While much of the railway remains slow to adopt new technology, this is changing, and fewer clients are seeking solutions for single problems.
Adam Collins adds: ‘There are pockets of innovation where rail is streets ahead of other industries. It is being forced to innovate to fix some of the challenges it has today – for instance, with the modernisation of signalling systems as part of a new UK government programme driving digital innovation in rail, the ‘Digital Railway’.’
Adam Stone says: ‘While there will always be elements of playing catch-up... the industry is getting wiser about quick wins that are a strategic fit.’
As technology continues to support different ways of working, the team is developing a Connected Worker solution. This will mean harnessing the Internet of Things – where objects and machines are connected to each other via the internet – to promote visibility of the total operation, and to manage people better in safety critical environments.

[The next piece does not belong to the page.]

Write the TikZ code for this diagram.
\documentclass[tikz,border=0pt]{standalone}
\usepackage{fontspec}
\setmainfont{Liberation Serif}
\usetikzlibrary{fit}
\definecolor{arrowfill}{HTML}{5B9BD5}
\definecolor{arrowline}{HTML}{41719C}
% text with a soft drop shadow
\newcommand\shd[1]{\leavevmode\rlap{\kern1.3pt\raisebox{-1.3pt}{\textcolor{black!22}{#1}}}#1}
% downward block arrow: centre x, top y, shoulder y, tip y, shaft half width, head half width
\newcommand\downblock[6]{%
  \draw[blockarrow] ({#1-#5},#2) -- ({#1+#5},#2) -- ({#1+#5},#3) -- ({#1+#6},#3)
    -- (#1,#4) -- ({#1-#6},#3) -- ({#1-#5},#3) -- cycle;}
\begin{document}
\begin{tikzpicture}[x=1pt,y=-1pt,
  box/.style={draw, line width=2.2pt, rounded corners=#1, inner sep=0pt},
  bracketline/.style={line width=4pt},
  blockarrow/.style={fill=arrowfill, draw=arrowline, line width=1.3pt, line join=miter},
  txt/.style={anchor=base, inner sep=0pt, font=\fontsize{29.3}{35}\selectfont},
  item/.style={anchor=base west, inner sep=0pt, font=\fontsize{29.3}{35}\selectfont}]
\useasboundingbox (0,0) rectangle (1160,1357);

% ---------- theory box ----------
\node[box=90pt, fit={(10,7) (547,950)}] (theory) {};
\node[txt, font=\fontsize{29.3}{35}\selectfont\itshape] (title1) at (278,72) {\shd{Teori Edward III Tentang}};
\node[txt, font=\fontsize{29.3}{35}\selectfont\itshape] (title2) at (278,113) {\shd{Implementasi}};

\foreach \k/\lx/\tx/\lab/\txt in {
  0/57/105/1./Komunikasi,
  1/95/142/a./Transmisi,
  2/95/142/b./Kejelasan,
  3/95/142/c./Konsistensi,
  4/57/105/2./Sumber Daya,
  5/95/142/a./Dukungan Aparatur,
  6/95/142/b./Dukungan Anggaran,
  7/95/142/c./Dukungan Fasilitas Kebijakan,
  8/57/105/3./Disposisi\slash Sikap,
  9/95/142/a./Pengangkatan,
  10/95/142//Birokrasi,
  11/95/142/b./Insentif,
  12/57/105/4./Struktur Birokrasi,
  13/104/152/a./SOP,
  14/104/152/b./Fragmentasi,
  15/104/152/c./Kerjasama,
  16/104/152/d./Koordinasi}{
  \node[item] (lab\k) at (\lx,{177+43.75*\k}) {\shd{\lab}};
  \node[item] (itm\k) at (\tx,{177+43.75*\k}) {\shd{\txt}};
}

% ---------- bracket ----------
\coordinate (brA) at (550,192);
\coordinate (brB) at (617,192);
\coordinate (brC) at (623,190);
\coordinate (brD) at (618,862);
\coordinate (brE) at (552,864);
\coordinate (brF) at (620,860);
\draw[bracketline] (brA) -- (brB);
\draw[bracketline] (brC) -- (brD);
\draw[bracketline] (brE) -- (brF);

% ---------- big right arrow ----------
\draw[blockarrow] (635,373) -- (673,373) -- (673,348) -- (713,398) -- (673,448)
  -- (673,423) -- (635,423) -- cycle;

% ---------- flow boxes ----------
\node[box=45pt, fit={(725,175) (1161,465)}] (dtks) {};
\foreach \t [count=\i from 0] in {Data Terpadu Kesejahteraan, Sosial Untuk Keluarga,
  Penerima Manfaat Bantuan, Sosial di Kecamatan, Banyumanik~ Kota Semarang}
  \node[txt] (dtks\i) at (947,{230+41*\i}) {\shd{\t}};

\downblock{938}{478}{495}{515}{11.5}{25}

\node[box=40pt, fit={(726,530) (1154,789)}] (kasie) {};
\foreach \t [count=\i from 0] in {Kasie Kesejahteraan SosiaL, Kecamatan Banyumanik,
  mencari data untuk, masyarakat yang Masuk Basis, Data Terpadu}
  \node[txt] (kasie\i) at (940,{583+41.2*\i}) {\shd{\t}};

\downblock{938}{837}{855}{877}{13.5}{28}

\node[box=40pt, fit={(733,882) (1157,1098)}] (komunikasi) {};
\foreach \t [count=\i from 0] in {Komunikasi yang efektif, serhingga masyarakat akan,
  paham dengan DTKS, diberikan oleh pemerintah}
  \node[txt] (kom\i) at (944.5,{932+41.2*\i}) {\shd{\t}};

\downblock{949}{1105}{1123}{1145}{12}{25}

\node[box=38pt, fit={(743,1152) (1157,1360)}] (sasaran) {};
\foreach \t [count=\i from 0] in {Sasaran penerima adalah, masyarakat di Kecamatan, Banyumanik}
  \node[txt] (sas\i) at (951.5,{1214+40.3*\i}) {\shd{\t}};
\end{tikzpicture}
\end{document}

So what does the digital future look like for rail? ‘The end goal has not been fully fleshed out by the industry,’ says Adam Collins, ‘but there are things we can do now to support our clients in transforming their operations – and deliver a better today with an eye on tomorrow.’
All about the apps
SNC-Lavalin’s customer apps include:
– a cloud-based system that receives energy-meter data from compliant smart meters on board electric trains, and brokers transmission of billing information between clients and Network Rail. It was a UK Rail Industry Awards (RIA) sustainability excellence finalist in 2014.
– a tablet-based app, featuring in-built GPS capabilities, that supports drivers and operations to monitor train performance and location against timetable, in real time. Winner of the RIA environmental and sustainability award 2015; highly commended in the RIA sustainability excellence
– a remote condition-monitoring service, providing relevant and near real-time information and trend analysis of railway assets’ health and performance.